Cellular Control of Cortical Actin Nucleation

The contractile actin cortex is a thin layer of actin, myosin, and actin-binding proteins that subtends the membrane of animal cells. The cortex is the main determinant of cell shape and plays a fundamental role in cell division [ 1–3], migration [ 4], and tissue morphogenesis [ 5]. For example, cortex contractility plays a crucial role in amoeboid migration of metastatic cells [ 6] and during division, where its misregulation can lead to aneuploidy [ 7]. Despite its importance, our knowledge of the cortex is poor, and even the proteins nucleating it remain unknown, though a number of candidates have been proposed based on indirect evidence [ 8–15]. Here, we used two independent approaches to identify cortical actin nucleators: a proteomic analysis using cortex-rich isolated blebs, and a localization/small hairpin RNA (shRNA) screen searching for phenotypes with a weakened cortex or altered contractility. This unbiased study revealed that two proteins generated the majority of cortical actin: the formin mDia1 and the Arp2/3 complex. Each nucleator contributed a similar amount of F-actin to the cortex but had very different accumulation kinetics. Electron microscopy examination revealed that each nucleator affected cortical network architecture differently. mDia1 depletion led to failure in division, but Arp2/3 depletion did not. Interestingly, despite not affecting division on its own, Arp2/3 inhibition potentiated the effect of mDia1 depletion.

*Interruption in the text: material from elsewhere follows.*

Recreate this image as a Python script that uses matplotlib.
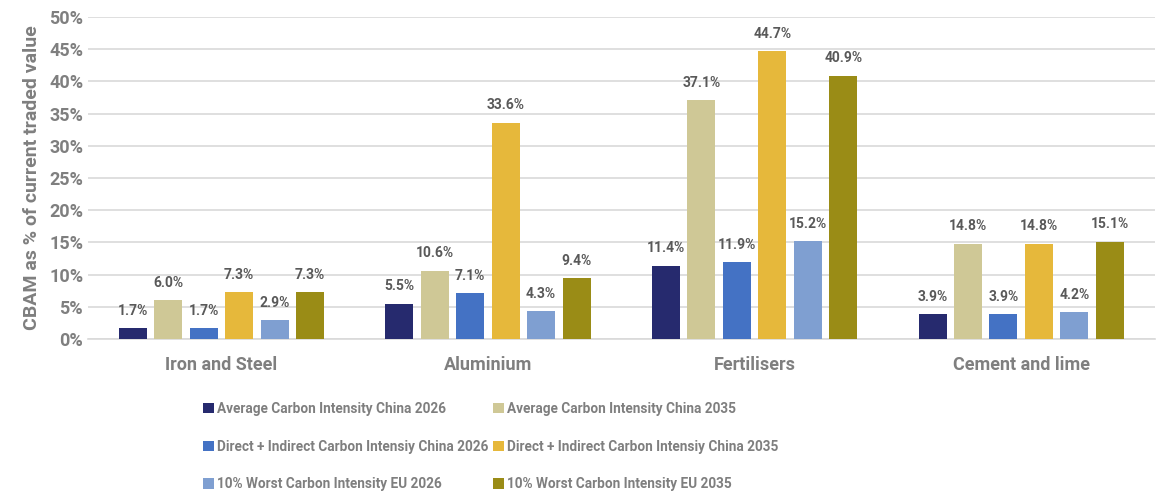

Our findings indicate that the bulk of the actin cortex is nucleated by mDia1 and Arp2/3 and suggest a mechanism for rapid fine-tuning of cortex structure and mechanics by adjusting the relative contribution of each nucleator.

Bovellan et al. show that two actin nucleators, the formin mDia1 and the Arp2/3 complex, generate the bulk of the submembranous cortical F-actin. These nucleators have very different actin accumulation kinetics and play distinct roles in cortical actin organization, and their depletion differentially affects progression through the cell cycle.